A High School Student Reaches New Heights with Help from Resolve Community Counseling Center, Inc.

Michaela is a junior at the local public high school. A friend suggested she seek help at Resolve. When she came in she was experiencing a great deal of anger, sadness and feelings of hopelessness. She was cutting herself, experimenting with drugs and not eating. She was engaging in frequent fights and conflicts with her peers.

Recently Michaela had a big disappointment: she was a gifted gymnast but had a shoulder injury which appeared to end her career in gymnastics. Aside from this recent setback which led her to seek out counseling, Michaela had many other ongoing stressors in her life. Her parents were divorced a year ago, and had a rough relationship during the last few years together. Her father was a drug addict and in and out of jail for violent confrontations with the police.
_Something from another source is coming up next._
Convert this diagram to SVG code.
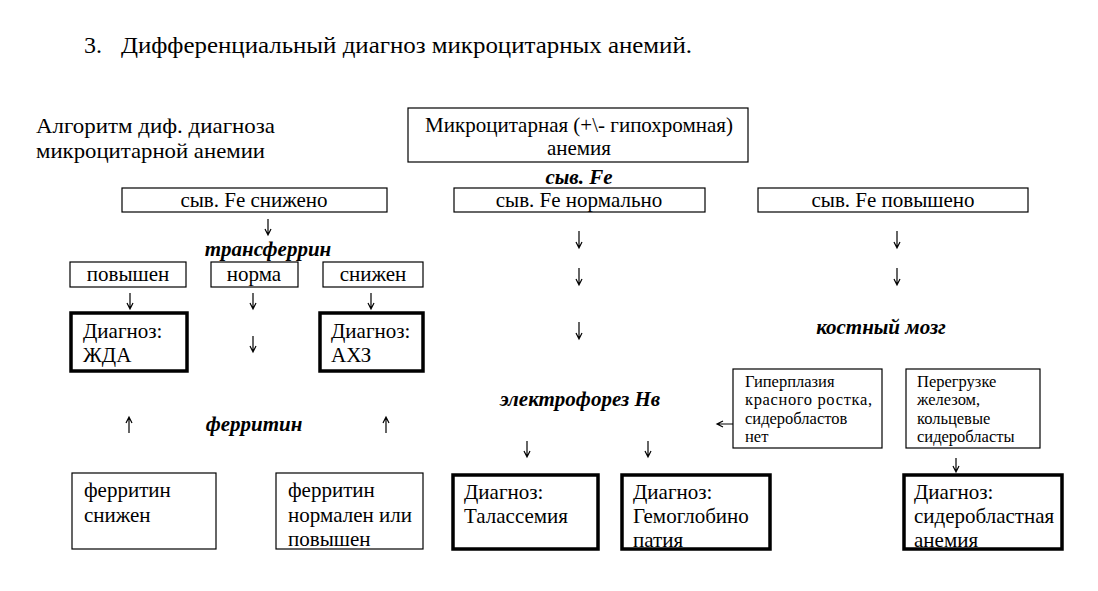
<svg xmlns="http://www.w3.org/2000/svg" width="1098" height="591" viewBox="0 0 1098 591">
<style>
.t{font-size:21px}
.s{font-size:16.5px}
.d{font-size:21px}
.bi{font-size:21px;font-weight:bold;font-style:italic}
.thin{fill:#fff;stroke:#000;stroke-width:1.2}
.thick{fill:#fff;stroke:#000;stroke-width:3.5}
.arr{fill:none;stroke:#000;stroke-width:1.2}
</style>
<rect width="1098" height="591" fill="#fff"/>
<g id="title">
<text font-family="Liberation Serif" x="84" y="53" font-size="24">3.</text>
<text font-family="Liberation Serif" x="121" y="53" font-size="24" textLength="571" lengthAdjust="spacingAndGlyphs">Дифференциальный диагноз микроцитарных анемий.</text>
</g>
<g id="caption">
<text font-family="Liberation Serif" x="36" y="133" font-size="22" textLength="239" lengthAdjust="spacingAndGlyphs">Алгоритм диф. диагноза</text>
<text font-family="Liberation Serif" x="36" y="158" font-size="22" textLength="229" lengthAdjust="spacingAndGlyphs">микроцитарной анемии</text>
</g>
<g id="root">
<rect class="thin" x="408" y="108" width="340" height="54"/>
<text font-family="Liberation Serif" class="t" x="579" y="132" text-anchor="middle">Микроцитарная (+\- гипохромная)</text>
<text font-family="Liberation Serif" class="t" x="579" y="155" text-anchor="middle">анемия</text>
</g>
<g id="label-fe"><text font-family="Liberation Serif" class="bi" x="579" y="184" text-anchor="middle">сыв. Fe</text></g>
<g id="fe-low">
<rect class="thin" x="122" y="188" width="265" height="24"/>
<text font-family="Liberation Serif" class="t" x="254" y="207" text-anchor="middle">сыв. Fe снижено</text>
</g>
<g id="fe-normal">
<rect class="thin" x="454" y="188" width="251" height="24"/>
<text font-family="Liberation Serif" class="t" x="579" y="207" text-anchor="middle">сыв. Fe нормально</text>
</g>
<g id="fe-high">
<rect class="thin" x="758" y="188" width="270" height="24"/>
<text font-family="Liberation Serif" class="t" x="893" y="207" text-anchor="middle">сыв. Fe повышено</text>
</g>
<g id="label-transferrin"><text font-family="Liberation Serif" class="bi" x="268" y="256" text-anchor="middle">трансферрин</text></g>
<g id="tf-high">
<rect class="thin" x="70" y="262" width="116" height="25"/>
<text font-family="Liberation Serif" class="t" x="128" y="281" text-anchor="middle">повышен</text>
</g>
<g id="tf-norm">
<rect class="thin" x="211" y="262" width="87" height="25"/>
<text font-family="Liberation Serif" class="t" x="254" y="281" text-anchor="middle">норма</text>
</g>
<g id="tf-low">
<rect class="thin" x="323" y="262" width="100" height="25"/>
<text font-family="Liberation Serif" class="t" x="373" y="281" text-anchor="middle">снижен</text>
</g>
<g id="dx-ida">
<rect class="thick" x="71" y="313" width="116" height="58"/>
<text font-family="Liberation Serif" class="d" x="83" y="338">Диагноз:</text>
<text font-family="Liberation Serif" class="d" x="83" y="362">ЖДА</text>
</g>
<g id="dx-acd">
<rect class="thick" x="320" y="313" width="103" height="58"/>
<text font-family="Liberation Serif" class="d" x="331" y="338">Диагноз:</text>
<text font-family="Liberation Serif" class="d" x="331" y="362">АХЗ</text>
</g>
<g id="label-ferritin"><text font-family="Liberation Serif" class="bi" x="254" y="431" text-anchor="middle">ферритин</text></g>
<g id="ferr-low">
<rect class="thin" x="72" y="473" width="144" height="76"/>
<text font-family="Liberation Serif" class="t" x="84" y="497">ферритин</text>
<text font-family="Liberation Serif" class="t" x="84" y="522">снижен</text>
</g>
<g id="ferr-normhigh">
<rect class="thin" x="276" y="473" width="147" height="76"/>
<text font-family="Liberation Serif" class="t" x="288" y="497">ферритин</text>
<text font-family="Liberation Serif" class="t" x="288" y="522" textLength="124" lengthAdjust="spacing">нормален или</text>
<text font-family="Liberation Serif" class="t" x="288" y="546">повышен</text>
</g>
<g id="label-bm"><text font-family="Liberation Serif" class="bi" x="881" y="334" text-anchor="middle">костный мозг</text></g>
<g id="label-electro"><text font-family="Liberation Serif" class="bi" x="580" y="406" text-anchor="middle">электрофорез Нв</text></g>
<g id="bm-hyper">
<rect class="thin" x="733" y="369" width="149" height="79"/>
<text font-family="Liberation Serif" class="s" x="745" y="387">Гиперплазия</text>
<text font-family="Liberation Serif" class="s" x="745" y="405" textLength="127" lengthAdjust="spacing">красного ростка,</text>
<text font-family="Liberation Serif" class="s" x="745" y="424">сидеробластов</text>
<text font-family="Liberation Serif" class="s" x="745" y="442">нет</text>
</g>
<g id="bm-overload">
<rect class="thin" x="906" y="369" width="134" height="79"/>
<text font-family="Liberation Serif" class="s" x="917" y="387">Перегрузке</text>
<text font-family="Liberation Serif" class="s" x="917" y="405">железом,</text>
<text font-family="Liberation Serif" class="s" x="917" y="424">кольцевые</text>
<text font-family="Liberation Serif" class="s" x="917" y="442">сидеробласты</text>
</g>
<g id="dx-thal">
<rect class="thick" x="453" y="475" width="145" height="74"/>
<text font-family="Liberation Serif" class="d" x="464" y="499">Диагноз:</text>
<text font-family="Liberation Serif" class="d" x="464" y="523">Талассемия</text>
</g>
<g id="dx-hbp">
<rect class="thick" x="622" y="475" width="148" height="74"/>
<text font-family="Liberation Serif" class="d" x="633" y="499">Диагноз:</text>
<text font-family="Liberation Serif" class="d" x="633" y="523">Гемоглобино</text>
<text font-family="Liberation Serif" class="d" x="633" y="547">патия</text>
</g>
<g id="dx-sider">
<rect class="thick" x="904" y="475" width="158" height="74"/>
<text font-family="Liberation Serif" class="d" x="914" y="499">Диагноз:</text>
<text font-family="Liberation Serif" class="d" x="914" y="523">сидеробластная</text>
<text font-family="Liberation Serif" class="d" x="914" y="547">анемия</text>
</g>
<g id="connectors" class="arr">
<path d="M268,219V235M265,229L268,235L271,229"/>
<path d="M130,293V309M127,303L130,309L133,303"/>
<path d="M253,293V309M250,303L253,309L256,303"/>
<path d="M371,293V309M368,303L371,309L374,303"/>
<path d="M253,336V352M250,346L253,352L256,346"/>
<path d="M129,433V417M126,423L129,417L132,423"/>
<path d="M386,433V417M383,423L386,417L389,423"/>
<path d="M579,231V248M576,242L579,248L582,242"/>
<path d="M579,268V285M576,279L579,285L582,279"/>
<path d="M579,322V339M576,333L579,339L582,333"/>
<path d="M897,231V248M894,242L897,248L900,242"/>
<path d="M897,268V285M894,279L897,285L900,279"/>
<path d="M527,441V457M524,451L527,457L530,451"/>
<path d="M648,441V457M645,451L648,457L651,451"/>
<path d="M956,458V472M953,466L956,472L959,466"/>
<path d="M733,424H717M723,421L717,424L723,427"/>
</g>
</svg>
After the divorce, Michaela and her brother lived with their mother. Their mother was hardworking but could not give them all the attention they needed.

Michaela was not doing well in school. She suffers from dyslexia, which makes it hard for her to learn through reading. It turned out, however, that she is smart and able to learn in other ways.
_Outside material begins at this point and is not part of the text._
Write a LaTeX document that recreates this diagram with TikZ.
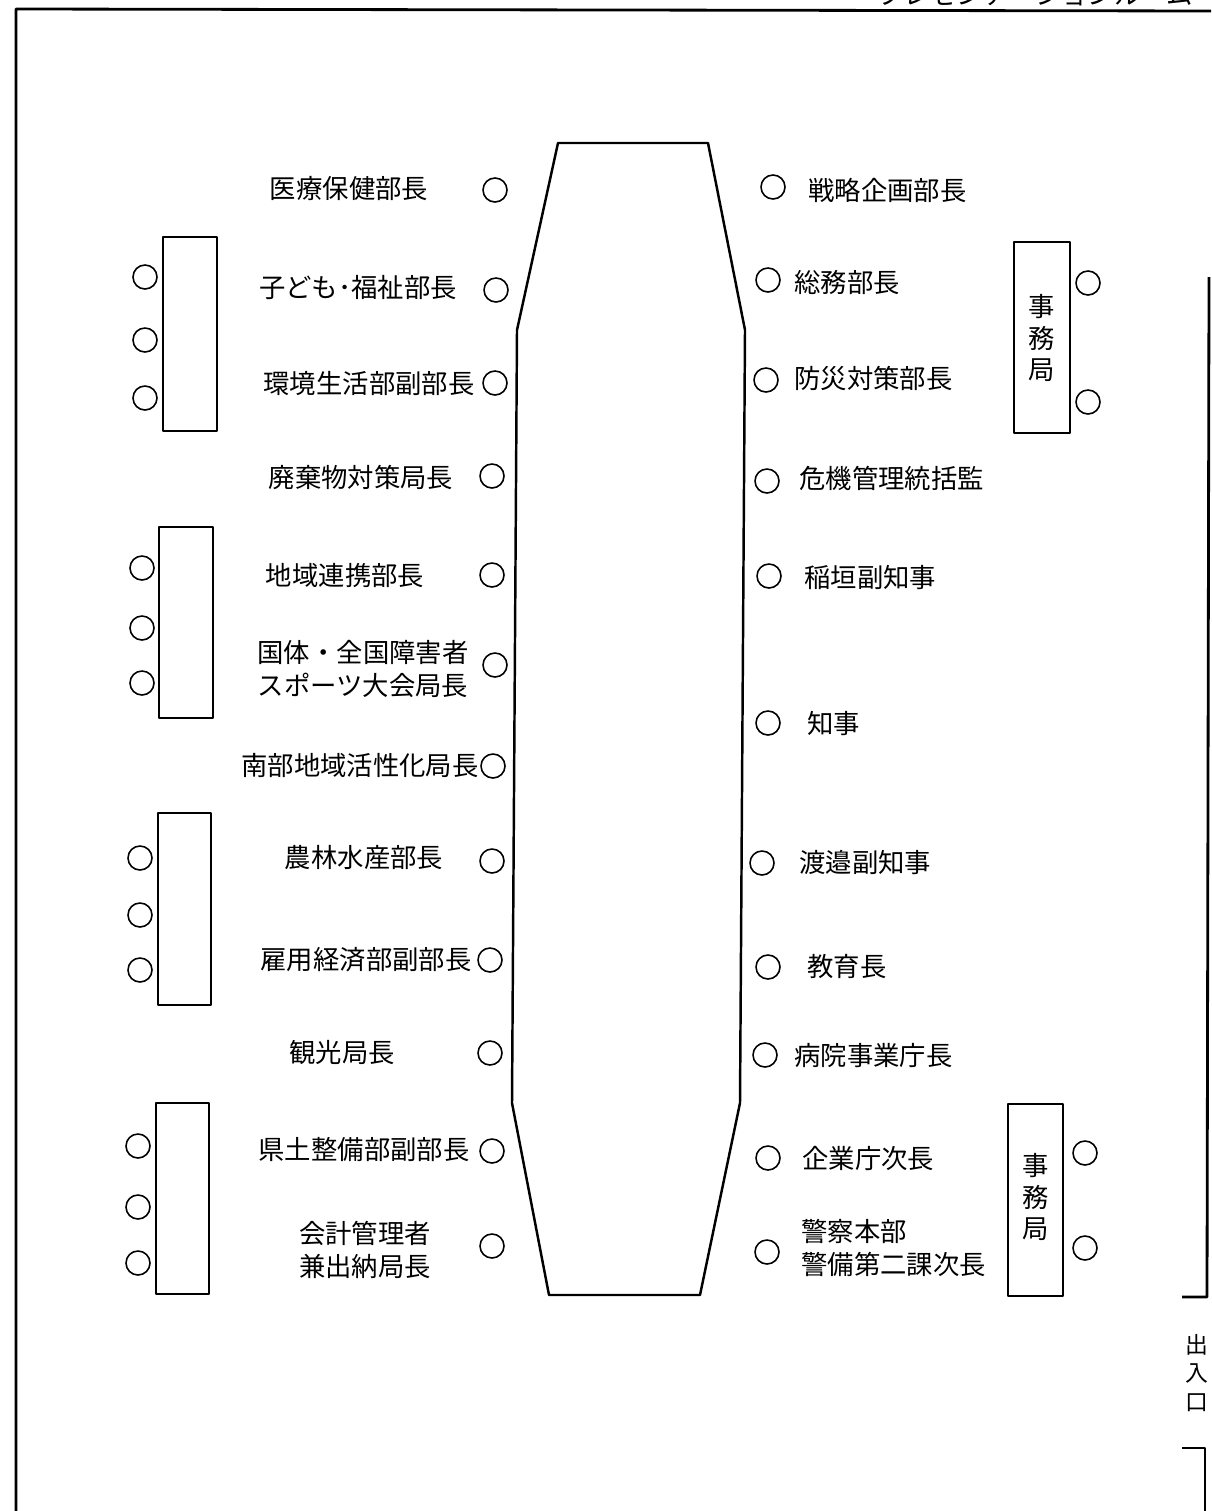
\documentclass[tikz,border=0pt]{standalone}
\usepackage{fontspec}
\setmainfont{Noto Sans CJK JP}
\usetikzlibrary{positioning}

\tikzset{
  seat/.style = {circle, draw, line width=0.9pt, minimum size=0.48cm, inner sep=0pt},
  post/.style = {font=\fontsize{15}{19}\selectfont, inner sep=0pt, align=center},
  desk/.style = {draw, line width=1.2pt},
  wall/.style = {line width=1.6pt},
}

\begin{document}
\begin{tikzpicture}[x=0.02cm, y=-0.02cm, line join=round]
\useasboundingbox (0,0) rectangle (1211,1511);
\clip (0,0) rectangle (1211,1511);

% walls and door
\draw [wall] (16,1511) -- (16,9) -- (1211,11);
\draw [wall] (1209,277) -- (1207,1297) -- (1182,1297);
\draw [wall] (1182,1448) -- (1205,1448) -- (1205,1511);
\node [post] (room) at (1035,-6) {プレゼンテーションルーム};
\node [post, font=\fontsize{13}{16.2}\selectfont] (door) at (1197,1373) {出\\入\\口};

% main table
\draw [line width=1.4pt] (558,143) -- (708,143) -- (745,330) -- (740,1103) -- (700,1295)
  -- (549,1295) -- (512,1103) -- (517,330) -- cycle;

% left row
\node [seat] (l1) at (495,190) {};   \node [post] (t1) at (349,189) {医療保健部長};
\node [seat] (l2) at (496,290) {};   \node [post] (t2) at (358,288) {子ども･福祉部長};
\node [seat] (l3) at (495,383) {};   \node [post] (t3) at (369,384) {環境生活部副部長};
\node [seat] (l4) at (492,476) {};   \node [post] (t4) at (361,477) {廃棄物対策局長};
\node [seat] (l5) at (492,575) {};   \node [post] (t5) at (345,576) {地域連携部長};
\node [seat] (l6) at (495,665) {};   \node [post] (t6) at (363,669) {国体・全国障害者\\スポーツ大会局長};
\node [seat] (l7) at (493,766) {};   \node [post] (t7) at (360,766) {南部地域活性化局長};
\node [seat] (l8) at (492,861) {};   \node [post] (t8) at (364,858) {農林水産部長};
\node [seat] (l9) at (490,960) {};   \node [post] (t9) at (366,960) {雇用経済部副部長};
\node [seat] (l10) at (490,1053) {}; \node [post] (t10) at (342,1053) {観光局長};
\node [seat] (l11) at (492,1151) {}; \node [post] (t11) at (364,1150) {県土整備部副部長};
\node [seat] (l12) at (492,1246) {}; \node [post] (t12) at (365,1250) {会計管理者\\兼出納局長};

% right row
\node [seat] (r1) at (773,187) {};   \node [post, anchor=west] (s1) at (808,190) {戦略企画部長};
\node [seat] (r2) at (768,280) {};   \node [post, anchor=west] (s2) at (794,283) {総務部長};
\node [seat] (r3) at (766,380) {};   \node [post, anchor=west] (s3) at (794,378) {防災対策部長};
\node [seat] (r4) at (767,481) {};   \node [post, anchor=west] (s4) at (799,478) {危機管理統括監};
\node [seat] (r5) at (769,576) {};   \node [post, anchor=west] (s5) at (804,578) {稲垣副知事};
\node [seat] (r6) at (768,723) {};   \node [post, anchor=west] (s6) at (807,724) {知事};
\node [seat] (r7) at (762,863) {};   \node [post, anchor=west] (s7) at (799,862) {渡邉副知事};
\node [seat] (r8) at (768,967) {};   \node [post, anchor=west] (s8) at (807,966) {教育長};
\node [seat] (r9) at (765,1055) {};  \node [post, anchor=west] (s9) at (794,1055) {病院事業庁長};
\node [seat] (r10) at (768,1158) {}; \node [post, anchor=west] (s10) at (802,1158) {企業庁次長};
\node [seat] (r11) at (767,1252) {}; \node [post, anchor=west, align=left] (s11) at (801,1248) {警察本部\\警備第二課次長};

% side tables, left
\draw [desk] (163,237) rectangle (217,431);
\node [seat] (a1) at (145,277) {}; \node [seat] (a2) at (145,340) {}; \node [seat] (a3) at (145,398) {};
\draw [desk] (159,527) rectangle (213,718);
\node [seat] (b1) at (142,568) {}; \node [seat] (b2) at (142,628) {}; \node [seat] (b3) at (142,683) {};
\draw [desk] (158,813) rectangle (211,1005);
\node [seat] (c1) at (140,858) {}; \node [seat] (c2) at (140,915) {}; \node [seat] (c3) at (140,970) {};
\draw [desk] (156,1103) rectangle (209,1294);
\node [seat] (d1) at (138,1146) {}; \node [seat] (d2) at (138,1207) {}; \node [seat] (d3) at (138,1263) {};

% side tables, right
\draw [desk] (1014,242) rectangle (1070,433);
\node [post, font=\fontsize{15}{18}\selectfont] (e0) at (1042,338) {事\\務\\局};
\node [seat] (e1) at (1088,283) {}; \node [seat] (e2) at (1088,402) {};
\draw [desk] (1008,1104) rectangle (1063,1296);
\node [post, font=\fontsize{15}{18}\selectfont] (f0) at (1036,1197) {事\\務\\局};
\node [seat] (f1) at (1085,1153) {}; \node [seat] (f2) at (1085,1248) {};

\end{tikzpicture}
\end{document}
Michaela received 21 sessions of cognitive-behavioral therapy. Her therapist is a young man whom she came to view as a father figure. He gave her support and encouragement, and he helped her find new ways of looking at things and better ways of relating to those around her.

For someone of her young age, Michaela was very quick to respond to therapy. She enjoyed the handouts she was given and enjoyed showing her therapist how she is changing her way of thinking and even her way of talking to be more realistic and healthy for her. She stopped cutting herself, stopped experimenting with drugs, and started to eat healthily and to take care of herself. She learned how to get along with her peers, and now has many friends. Her self-esteem has improved, and so have her school grades, as she has discovered that she is indeed smart and just needs to utilize her resources. She has gotten closer to her mother, and has learned to have more realistic expectations of her father and to forgive him for his shortcomings.
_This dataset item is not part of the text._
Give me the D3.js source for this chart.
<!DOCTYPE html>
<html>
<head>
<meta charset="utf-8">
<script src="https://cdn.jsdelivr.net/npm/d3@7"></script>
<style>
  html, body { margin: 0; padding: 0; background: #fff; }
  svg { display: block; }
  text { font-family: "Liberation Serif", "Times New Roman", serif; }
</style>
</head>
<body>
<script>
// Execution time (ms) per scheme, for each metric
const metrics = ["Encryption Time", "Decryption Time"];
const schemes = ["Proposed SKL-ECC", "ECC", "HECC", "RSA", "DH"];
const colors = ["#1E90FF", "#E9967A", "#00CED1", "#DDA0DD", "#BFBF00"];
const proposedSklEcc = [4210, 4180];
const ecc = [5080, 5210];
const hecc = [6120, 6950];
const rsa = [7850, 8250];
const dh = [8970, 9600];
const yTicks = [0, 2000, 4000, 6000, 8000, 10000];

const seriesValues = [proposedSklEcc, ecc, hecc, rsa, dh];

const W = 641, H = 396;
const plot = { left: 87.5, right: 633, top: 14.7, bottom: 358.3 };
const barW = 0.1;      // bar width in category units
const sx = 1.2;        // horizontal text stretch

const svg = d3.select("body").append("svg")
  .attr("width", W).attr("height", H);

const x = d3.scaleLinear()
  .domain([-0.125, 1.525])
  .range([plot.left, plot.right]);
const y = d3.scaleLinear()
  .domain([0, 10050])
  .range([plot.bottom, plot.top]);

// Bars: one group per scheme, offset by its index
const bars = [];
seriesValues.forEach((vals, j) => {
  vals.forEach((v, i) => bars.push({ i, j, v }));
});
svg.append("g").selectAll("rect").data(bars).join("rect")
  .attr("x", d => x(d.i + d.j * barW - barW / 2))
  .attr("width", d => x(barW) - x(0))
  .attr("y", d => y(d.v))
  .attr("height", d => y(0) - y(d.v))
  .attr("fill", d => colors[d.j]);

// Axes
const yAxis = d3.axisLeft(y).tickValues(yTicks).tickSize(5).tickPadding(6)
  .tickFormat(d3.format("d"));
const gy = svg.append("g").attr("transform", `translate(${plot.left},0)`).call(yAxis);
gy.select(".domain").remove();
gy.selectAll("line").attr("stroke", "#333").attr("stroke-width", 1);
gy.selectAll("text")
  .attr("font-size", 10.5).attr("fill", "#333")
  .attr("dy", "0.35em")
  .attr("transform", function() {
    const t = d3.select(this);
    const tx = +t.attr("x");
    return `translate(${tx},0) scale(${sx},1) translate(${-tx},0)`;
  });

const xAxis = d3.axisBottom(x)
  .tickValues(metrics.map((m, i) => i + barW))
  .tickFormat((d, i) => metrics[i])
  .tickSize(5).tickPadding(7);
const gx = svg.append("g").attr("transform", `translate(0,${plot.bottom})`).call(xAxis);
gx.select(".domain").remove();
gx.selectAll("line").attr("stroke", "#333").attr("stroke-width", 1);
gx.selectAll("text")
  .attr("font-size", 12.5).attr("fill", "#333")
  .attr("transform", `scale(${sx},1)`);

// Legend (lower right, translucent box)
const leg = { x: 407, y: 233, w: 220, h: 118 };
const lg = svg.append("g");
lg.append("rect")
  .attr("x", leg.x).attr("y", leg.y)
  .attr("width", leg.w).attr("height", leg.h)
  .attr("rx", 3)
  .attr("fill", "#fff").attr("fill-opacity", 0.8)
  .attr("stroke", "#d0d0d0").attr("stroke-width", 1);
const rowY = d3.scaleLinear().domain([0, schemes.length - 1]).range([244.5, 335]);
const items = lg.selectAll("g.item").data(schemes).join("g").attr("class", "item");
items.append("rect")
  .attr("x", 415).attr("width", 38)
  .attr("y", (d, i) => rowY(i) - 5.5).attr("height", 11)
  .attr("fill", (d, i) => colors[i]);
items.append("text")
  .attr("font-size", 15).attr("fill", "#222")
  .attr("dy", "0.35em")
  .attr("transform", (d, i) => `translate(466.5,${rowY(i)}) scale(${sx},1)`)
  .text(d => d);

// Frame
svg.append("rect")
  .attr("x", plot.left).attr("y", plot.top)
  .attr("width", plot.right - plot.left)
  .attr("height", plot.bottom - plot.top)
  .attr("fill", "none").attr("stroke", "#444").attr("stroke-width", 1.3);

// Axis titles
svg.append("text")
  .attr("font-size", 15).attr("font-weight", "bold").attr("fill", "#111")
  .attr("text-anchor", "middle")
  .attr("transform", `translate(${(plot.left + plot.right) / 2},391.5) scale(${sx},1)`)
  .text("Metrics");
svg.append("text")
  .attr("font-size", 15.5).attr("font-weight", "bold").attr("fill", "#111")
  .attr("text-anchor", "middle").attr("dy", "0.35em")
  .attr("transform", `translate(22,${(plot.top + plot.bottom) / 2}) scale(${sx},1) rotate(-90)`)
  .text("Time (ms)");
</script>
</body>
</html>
Not only has Michaela benefited immensely from therapy, she has taken her newly acquired knowledge of cognitive-behavioral therapy and has brought it to her mother and to friends. She reported to her therapist that she has taken her handouts and explained them to her friends. She has helped her friends whose parents were also going through separation and divorce to stop cutting themselves and engaging in other self-defeating behaviors.

Michaela’s shoulder has healed better than expected, and she may now be able to go back to gymnastics. However, having thought that this was no longer a choice for her, Michaela has discovered several other interests, and gymnastics is only one possibility for her future.

Michaela continues to come to therapy but only once a month now. She gives her therapist a hug at the end of each session, and then leaves to lead a fuller and happier life than she has ever thought possible.